In an article titled "What ISIS Really Wants," author Graeme Wood talks to ISIS sympathizers, including London imam Anjem Choudary and Australian preacher Musa Cerantonio, who explain in eloquent and learned terms over tea how the ISIS caliphate actually is a return to the original form of Islam practiced by its founder, Muhammad.
According to ISIS adherents, a caliphate — with control of land — is necessary to bringing about the end of days, and they intend to do their part. ISIS currently controls a large swath of northern Iraq and eastern Syria.

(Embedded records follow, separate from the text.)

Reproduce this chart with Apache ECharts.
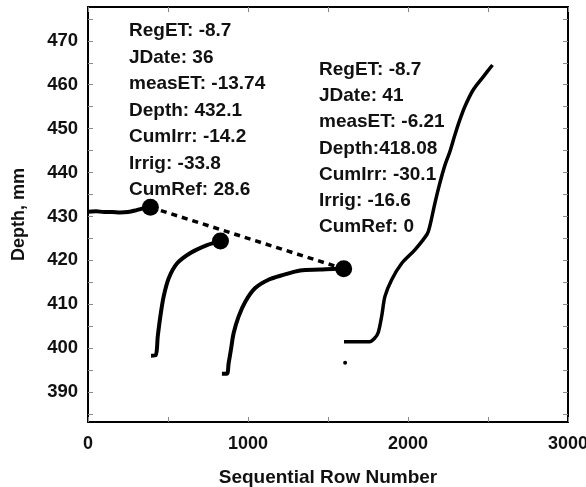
<!DOCTYPE html>
<html>
<head>
<meta charset="utf-8">
<script src="https://cdn.jsdelivr.net/npm/echarts@6/dist/echarts.min.js"></script>
<style>
  html, body { margin: 0; padding: 0; background: #fff; }
  #chart { width: 586px; height: 487px; }
</style>
</head>
<body>
<div id="chart"></div>
<script>
// rows vs depth (mm)
const run1 = [[0,431.1],[50,431.2],[100,431.0],[150,431.0],[200,430.9],[250,431.0],[300,431.4],[350,431.9],[390,432.1]];
const run2 = [[394,398.3],[423,398.4],[436,402.7],[452,407.2],[473,411.8],[504,415.9],[556,419.3],[640,421.7],[744,423.5],[828,424.4]];
const run3 = [[837,394.2],[868,394.2],[879,396.6],[893,399.6],[910,403.4],[941,407.2],[983,410.6],[1045,413.7],[1128,415.6],[1222,416.7],[1326,417.7],[1451,417.9],[1555,418.1],[1598,418.08]];
const run4 = [[1600,401.5],[1700,401.5],[1760,401.5],[1790,402.2],[1814,403.6],[1836,407.4],[1856,411.8],[1898,415.6],[1960,419.3],[2043,422.4],[2120,426.0],[2137,427.9],[2168,433.0],[2199,437.6],[2231,441.7],[2262,444.8],[2290,448.2],[2320,451.6],[2355,455.0],[2407,458.8],[2470,461.8],[2528,464.5]];
const picked = [[390,432.1],[828,424.4],[1598,418.08]];
const dashLink = [[390,432.1],[1598,418.08]];
const stray = [[1607,396.7]];

const yLabels = [390,400,410,420,430,440,450,460,470];
const yTicks = [385,390,395,400,405,410,415,420,425,430,435,440,445,450,455,460,465,470,475];

const note1 = ['RegET: -8.7','JDate: 36','measET: -13.74','Depth: 432.1','CumIrr: -14.2','Irrig: -33.8','CumRef: 28.6'];
const note2 = ['RegET: -8.7','JDate: 41','measET: -6.21','Depth:418.08','CumIrr: -30.1','Irrig: -16.6','CumRef: 0'];

const font = 'Liberation Sans, Arial, sans-serif';
const tickStyle = { show: true, inside: true, length: 5, lineStyle: { color: '#888', width: 1 } };

const chart = echarts.init(document.getElementById('chart'));

function curve(data, w) {
    return { type: 'line', data: data, showSymbol: false, symbol: 'none', smooth: 0.3,
             lineStyle: { color: '#000', width: w }, z: 3 };
}

chart.setOption({
    animation: false,
    grid: { left: 88, top: 7, right: 18, bottom: 65, outerBoundsMode: 'none' },
    xAxis: [{
        type: 'value', min: 0, max: 3000, interval: 1000, position: 'bottom',
        name: 'Sequential Row Number', nameLocation: 'middle', nameGap: 46,
        nameTextStyle: { fontFamily: font, fontWeight: 'bold', fontSize: 19, color: '#111' },
        axisLine: { show: true, onZero: false, lineStyle: { color: '#000', width: 2 } },
        axisTick: tickStyle,
        minorTick: { show: true, splitNumber: 2, length: 5, lineStyle: { color: '#888' } },
        axisLabel: { formatter: v => String(v), fontFamily: font, fontWeight: 'bold', fontSize: 18, color: '#111', margin: 13 },
        splitLine: { show: false }
    }, {
        type: 'value', min: 0, max: 3000, interval: 1000, position: 'top',
        axisLine: { show: true, onZero: false, lineStyle: { color: '#000', width: 2 } },
        axisTick: tickStyle,
        minorTick: { show: true, splitNumber: 2, length: 5, lineStyle: { color: '#888' } },
        axisLabel: { show: false }, splitLine: { show: false }
    }],
    yAxis: [{
        type: 'value', min: 383.2, max: 477.7, position: 'left',
        name: 'Depth, mm', nameLocation: 'middle', nameGap: 60, nameRotate: 90,
        nameTextStyle: { fontFamily: font, fontWeight: 'bold', fontSize: 18, color: '#111' },
        axisLine: { show: true, onZero: false, lineStyle: { color: '#000', width: 2 } },
        axisTick: Object.assign({ customValues: yTicks }, tickStyle),
        axisLabel: { customValues: yLabels, fontFamily: font, fontWeight: 'bold', fontSize: 18.5, color: '#111', margin: 10 },
        splitLine: { show: false }
    }, {
        type: 'value', min: 383.2, max: 477.7, position: 'right', alignTicks: false,
        axisLine: { show: true, onZero: false, lineStyle: { color: '#000', width: 2 } },
        axisTick: Object.assign({ customValues: yTicks }, tickStyle),
        axisLabel: { show: false }, splitLine: { show: false }
    }],
    graphic: [
        { type: 'text', left: 129, top: 18,
          style: { text: note1.join('\n'), font: 'bold 19px ' + font, fill: '#111', lineHeight: 26.5 } },
        { type: 'text', left: 319, top: 57,
          style: { text: note2.join('\n'), font: 'bold 19px ' + font, fill: '#111', lineHeight: 26.1 } }
    ],
    series: [
        curve(run1, 4),
        curve(run2, 4),
        curve(run3, 4),
        curve(run4, 3.5),
        { type: 'line', data: dashLink, symbol: 'none',
          lineStyle: { color: '#000', width: 3.5, type: [6, 5] }, z: 4 },
        { type: 'scatter', data: picked, symbol: 'circle', symbolSize: 17,
          itemStyle: { color: '#000', opacity: 1 }, z: 5 },
        { type: 'scatter', data: stray, symbol: 'circle', symbolSize: 4,
          itemStyle: { color: '#000', opacity: 1 }, z: 5 },
        // empty series so the right-hand frame axis is drawn
        { type: 'line', data: [], yAxisIndex: 1, xAxisIndex: 1 }
    ]
});
</script>
</body>
</html>
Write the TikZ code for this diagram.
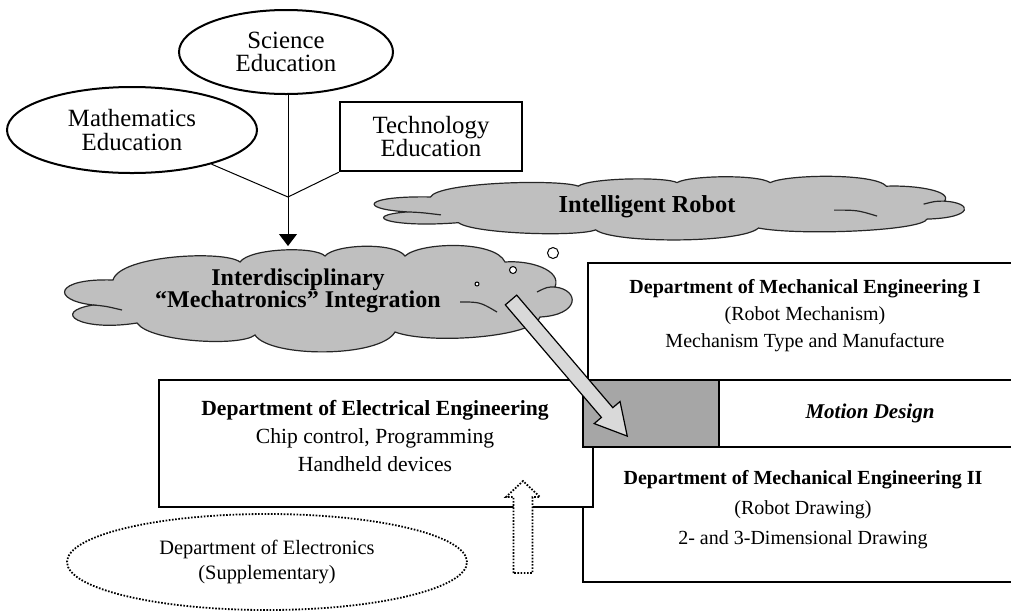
\documentclass[tikz,border=0pt]{standalone}
\usepackage{fontspec}
\setmainfont{Liberation Serif}
\usetikzlibrary{shapes.geometric,arrows.meta}
\definecolor{cloudgray}{RGB}{191,191,191}
\definecolor{boxgray}{RGB}{166,166,166}
\definecolor{arrowgray}{RGB}{217,217,217}
\tikzset{
  cloudpic/.pic={
    \filldraw[fill=cloudgray, draw=black!85, line width=0.6pt]
      (46,30) .. controls (53,5) and (158,0) .. (173,12)
      .. controls (183,-2) and (248,-4) .. (258,6)
      .. controls (268,-6) and (328,-8) .. (338,6)
      .. controls (353,-8) and (428,-10) .. (438,12)
      .. controls (463,10) and (495,20) .. (488,37)
      .. controls (513,40) and (513,65) .. (473,67)
      .. controls (468,87) and (363,95) .. (328,82)
      .. controls (313,108) and (203,108) .. (188,85)
      .. controls (173,97) and (83,92) .. (70,73)
      .. controls (13,82) and (-17,62) .. (26,55)
      .. controls (-17,50) and (-12,28) .. (46,30) -- cycle;
    \draw[draw=black!85, line width=0.6pt] (26,55) .. controls (38,56) .. (55,60);
    \draw[draw=black!85, line width=0.6pt] (393,52) .. controls (413,52) .. (430,62);
    \draw[draw=black!85, line width=0.6pt] (488,37) .. controls (480,37) .. (470,42);
  }
}
\begin{document}
\begin{tikzpicture}[x=0.5pt,y=-0.5pt,
  edu/.style={ellipse, draw, line width=1pt, inner sep=0pt, align=center},
  boxline/.style={draw, line width=0.6pt},
  conline/.style={line width=0.5pt},
  txt/.style={align=center, inner sep=0pt}
]
\useasboundingbox (0,0) rectangle (1011,612);
\clip (0,0) rectangle (1011,612);

% department boxes
\draw[boxline, fill=white] (588,263) rectangle (1030,380);
\draw[boxline, fill=white] (583,447) rectangle (1030,582);
\draw[boxline, fill=white] (159,380) rectangle (593,507);
\draw[boxline, fill=boxgray] (583,380) rectangle (719,447);
\draw[boxline, fill=white] (719,380) rectangle (1030,447);

\node[txt, font=\fontsize{10.8pt}{14pt}\selectfont] (elec) at (375,436)
  {\textbf{Department of Electrical Engineering}\\Chip control, Programming\\Handheld devices};
\node[txt, font=\fontsize{10pt}{13.5pt}\selectfont] (mech1) at (805,316)
  {\textbf{Department of Mechanical Engineering I}\\(Robot Mechanism)\\Mechanism Type and Manufacture};
\node[txt, font=\fontsize{10pt}{15pt}\selectfont] (mech2) at (803,510)
  {\textbf{Department of Mechanical Engineering II}\\(Robot Drawing)\\2- and 3-Dimensional Drawing};
\node[txt, font=\bfseries\itshape\fontsize{10.5pt}{12pt}\selectfont] (motion) at (870,413) {Motion Design};

% education nodes
\node[edu, minimum width=107pt, minimum height=42pt, font=\fontsize{12.4pt}{11.4pt}\selectfont] (sci) at (286,52) {Science\\Education};
\node[edu, minimum width=125pt, minimum height=43pt, font=\fontsize{12.4pt}{12pt}\selectfont] (math) at (132,130) {Mathematics\\Education};
\node[draw, line width=1.2pt, minimum width=91pt, minimum height=34.5pt, inner sep=0pt, align=center, font=\fontsize{12.4pt}{11.75pt}\selectfont] (tech) at (431,136.5) {Technology\\Education};

\coordinate (j) at (288,197);
\coordinate (ctop) at (288,246);
\draw[conline] (math) -- (j) -- (tech.south west);
\draw[conline, -{Triangle[width=9pt,length=6pt]}] (sci.south -| j) -- (ctop);

% clouds
\pic[xscale=1.163, yscale=0.598] at (377,179) {cloudpic};
\node[txt, font=\bfseries\fontsize{12.2pt}{14pt}\selectfont] (intel) at (647,207) {Intelligent Robot};

\pic at (67,250) {cloudpic};
\node[txt, font=\bfseries\fontsize{12pt}{11.2pt}\selectfont] (interd) at (298,291)
  {Interdisciplinary\\“Mechatronics” Integration};

% thought bubbles
\draw[fill=white, line width=0.5pt] (477,284) circle[radius=2];
\draw[fill=white, line width=0.5pt] (513,270) circle[radius=3.5];
\draw[fill=white, line width=0.5pt] (553,253) circle[radius=5.5];

% big block arrow
\begin{scope}[shift={(511,300)}, rotate=-49.5]
  \filldraw[fill=arrowgray, line width=0.6pt, line join=miter]
    (0,-7.5) -- (148,-7.5) -- (148,-17) -- (179,0) -- (148,17) -- (148,7.5) -- (0,7.5) -- cycle;
\end{scope}

% electronics
\node[ellipse, draw, dash pattern=on 0.8pt off 0.8pt, line width=0.9pt, minimum width=200pt, minimum height=48pt, inner sep=0pt, align=center, font=\fontsize{10.2pt}{12.5pt}\selectfont] (elecs) at (267,562) {Department of Electronics\\(Supplementary)};
\filldraw[fill=white, dash pattern=on 0.8pt off 0.8pt, line width=0.9pt]
  (513.5,573) -- (513.5,497) -- (506,497) -- (523,481) -- (540,497) -- (532.5,497) -- (532.5,573) -- cycle;
\end{tikzpicture}
\end{document}
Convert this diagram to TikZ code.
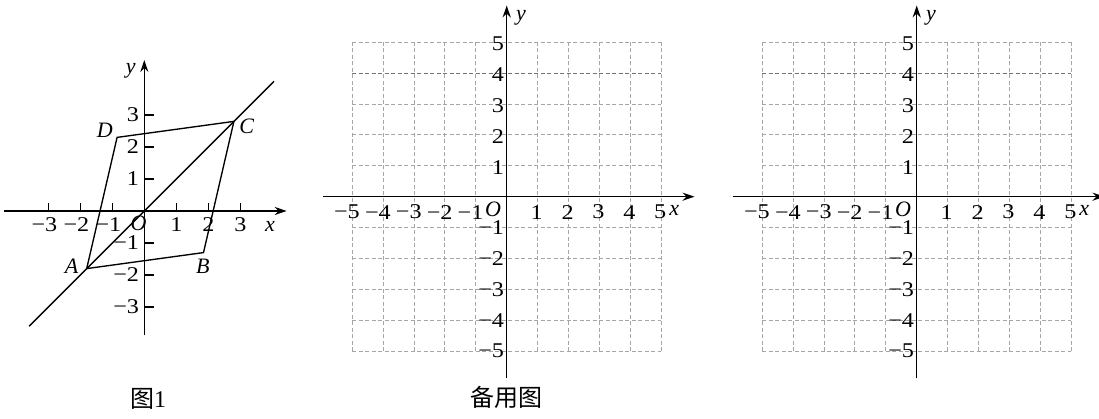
\documentclass[tikz,border=0pt]{standalone}
\usepackage{fontspec}
\setmainfont{Liberation Serif}
\newfontfamily\numfont[FakeStretch=1.15]{Liberation Serif}
\newfontfamily\cjk{Noto Sans CJK SC}
\usetikzlibrary{arrows.meta}
\begin{document}
\begin{tikzpicture}[x=1pt,y=1pt,
  axis/.style={line width=1.5pt,-{Stealth[length=12pt,width=8pt]}},
  figline/.style={line width=1.35pt},
  gridline/.style={black!35,line width=0.9pt,dash pattern=on 4pt off 2.5pt},
  gridline4/.style={black!55,line width=0.9pt,dash pattern=on 4pt off 2.5pt},
  lab/.style={font=\fontsize{21}{22}\numfont,inner sep=0pt},
  ilab/.style={font=\fontsize{22}{22}\selectfont\itshape,inner sep=0pt},
  captxt/.style={font=\fontsize{24}{26}\selectfont,inner sep=0pt}]
\fill[white] (0,0) rectangle (1099,419);
\useasboundingbox (0,0) rectangle (1099,419);

% ---------------- Figure 1 ----------------
\begin{scope}[shift={(144.3,208)},x=32pt,y=32pt]
  \coordinate (X1s) at (-4.4,0); \coordinate (X1e) at (4.45,0);
  \coordinate (Y1s) at (0,-3.88); \coordinate (Y1e) at (0,4.72);
  \draw[axis] (X1s) -- (X1e);
  \draw[axis] (Y1s) -- (Y1e);
  \foreach \k in {-3,-2,-1,1,2,3} {
    \draw[figline] (\k,0) -- (\k,0.24);
    \draw[figline] (0,\k) -- (0.3,\k);
  }
  \foreach \k in {-3,-2,-1} {
    \node[lab] (xl1\k) at (\k-0.12,-0.43) {−\the\numexpr-\k\relax};
    \node[lab,anchor=east] (yl1\k) at (-0.16,\k) {−\the\numexpr-\k\relax};
  }
  \foreach \k in {1,2,3} {
    \node[lab] (xl1\k) at (\k,-0.43) {\k};
    \node[lab,anchor=east] (yl1\k) at (-0.16,\k) {\k};
  }
  \node[ilab] (O1) at (-0.18,-0.37) {O};
  \node[ilab] (x1) at (3.93,-0.48) {x};
  \node[ilab] (y1) at (-0.42,4.38) {y};
  \coordinate (L1s) at (-3.6,-3.6); \coordinate (L1e) at (4.05,4.05);
  \draw[figline] (L1s) -- (L1e);
  \coordinate (A) at (-1.8,-1.8);
  \coordinate (B) at (1.85,-1.3);
  \coordinate (C) at (2.8,2.8);
  \coordinate (D) at (-0.85,2.3);
  \draw[figline,line join=miter] (A) -- (B) -- (C) -- (D) -- cycle;
  \node[ilab] (lA) at (-2.27,-1.74) {A};
  \node[ilab] (lB) at (1.83,-1.74) {B};
  \node[ilab] (lC) at (3.2,2.66) {C};
  \node[ilab] (lD) at (-1.23,2.53) {D};
\end{scope}
\node[captxt] (cap1) at (148,20) {{\cjk 图}1};

% ---------------- Figures 2 and 3 ----------------
\foreach \ox/\nm in {506.7/b,916.7/c} {
\begin{scope}[shift={(\ox,222.3)},x=30.9pt,y=30.9pt]
  \foreach \k in {-5,...,5} {
    \draw[gridline] (\k,-5) -- (\k,5);
  }
  \foreach \k in {-5,-4,-3,-2,-1,1,2,3,5} {
    \draw[gridline] (-5,\k) -- (5,\k);
  }
  \draw[gridline4] (-5,4) -- (5,4);
  \coordinate (X\nm s) at (-5.96,0); \coordinate (X\nm e) at (6.08,0);
  \coordinate (Y\nm s) at (0,-5.87); \coordinate (Y\nm e) at (0,6.19);
  \draw[axis] (X\nm s) -- (X\nm e);
  \draw[axis] (Y\nm s) -- (Y\nm e);
  \foreach \k in {-5,-4,-3,-2,-1} {
    \node[lab] (xl\nm\k) at (\k-0.17,-0.5) {−\the\numexpr-\k\relax};
    \node[lab,anchor=east] (yl\nm\k) at (-0.08,\k) {−\the\numexpr-\k\relax};
  }
  \foreach \k in {1,...,5} {
    \node[lab] (xl\nm\k) at (\k-0.03,-0.5) {\k};
    \node[lab,anchor=east] (yl\nm\k) at (-0.08,\k-0.05) {\k};
  }
  \node[ilab] (O\nm) at (-0.44,-0.4) {O};
  \node[ilab] (x\nm) at (5.42,-0.45) {x};
  \node[ilab] (y\nm) at (0.46,5.78) {y};
\end{scope}
}
\node[captxt] (cap2) at (506,21.5) {\cjk 备用图};
\end{tikzpicture}
\end{document}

It believes a large battle with the enemies of the faith will take place in Syria and is trying to goad the United States, Turkey and other Western nations into the fight.
But in their strict interpretation of the Koran, not everyone who claims to be Muslim qualifies. Those who fail to pledge allegiance to ISIS leader and self-proclaimed caliph Abu Bakr al-Baghdadi are apostate and subject to death.
Wood writes that ISIS is likely trying to lure America and Turkey, which it sees as an apostate Muslim nation, into the fight to fulfill an end-times prophecy of Muhammad that true Muslims will be suffer defeats in battle and eventually be backed into a corner in Jerusalem by the anti-Messiah.